Inflation remains an ongoing concern as the vast majority of companies are reconciled to having to having increase their prices: 65% of manufacturers and 43% of service firms. No fewer than 84% of these respondents cited labour cost increases as being a contributory factor.

The survey also captured personal accounts of the impact of these longstanding challenges on Suffolk businesses:

An Ipswich-based IT and marketing company: “We have paused all recruitment since the 2024 budget, when we could see the cost of employing people is just becoming impossible. So we are focussed on trying to do more with a smaller team, but this will of course not be sustainable for very long.”

A commercial estate agent with branches across Suffolk: “We are being taxed out of existence, no incentive to grow the business or to employ new people.”

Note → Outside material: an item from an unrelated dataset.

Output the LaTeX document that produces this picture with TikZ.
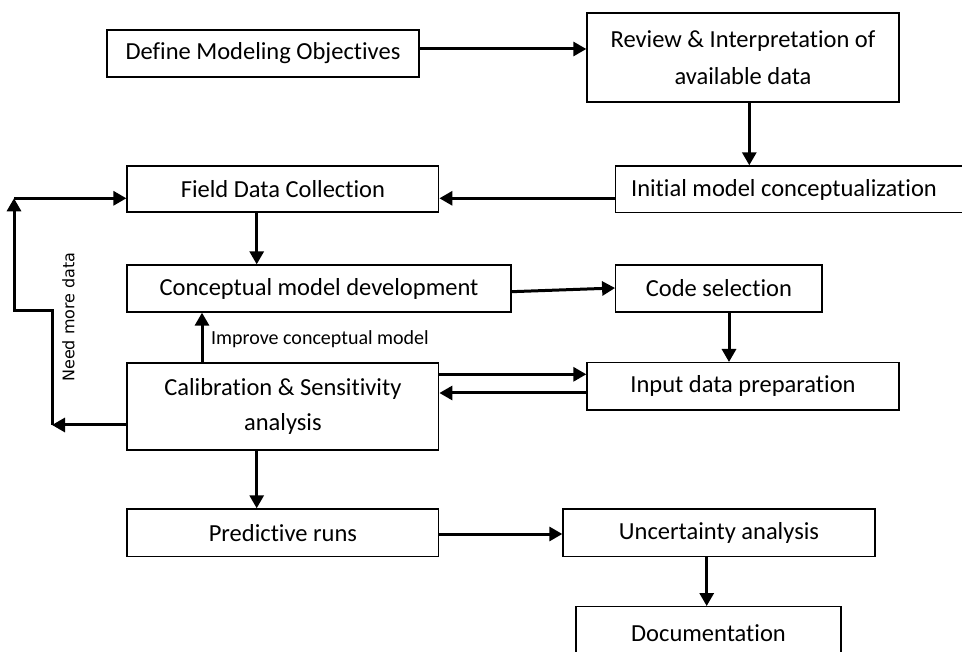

A components manufacturer with a regional presence: “Frankly, I'm beginning to wonder if being an employer is worth it. As the tax burden goes up so does the stress level. I cannot afford to invest in the latest technology and so I start to lose my competitive edge. Then there are all the new HR rules which frankly mean that I am becoming increasingly unlikely to recruit. I feel that if I put one foot wrong, I will end up in a Tribunal.”

A manufacturer in West Suffolk: “The Government continues to show a lack of understanding of the drivers for private small businesses, so increased tax burdens are limiting investments.”

Paul Simon, Suffolk Chamber’s head of public affairs, said: “Doing business in Suffolk is still harder than it needs to be and, as these personal recollections show, this is having a wholly negative impact on companies and is taking its toll on business owners and managers.”

Doug Field, chair of Suffolk Chamber’s Economy Group, added: “There’s real resilience among Suffolk’s businesses, but that doesn’t mean the situation isn’t serious. Too many firms are treading water rather than moving forward. Government needs to give businesses the stable foundations to invest and grow. There’s no shortage of ambition in Suffolk, just too many barriers standing in the way.”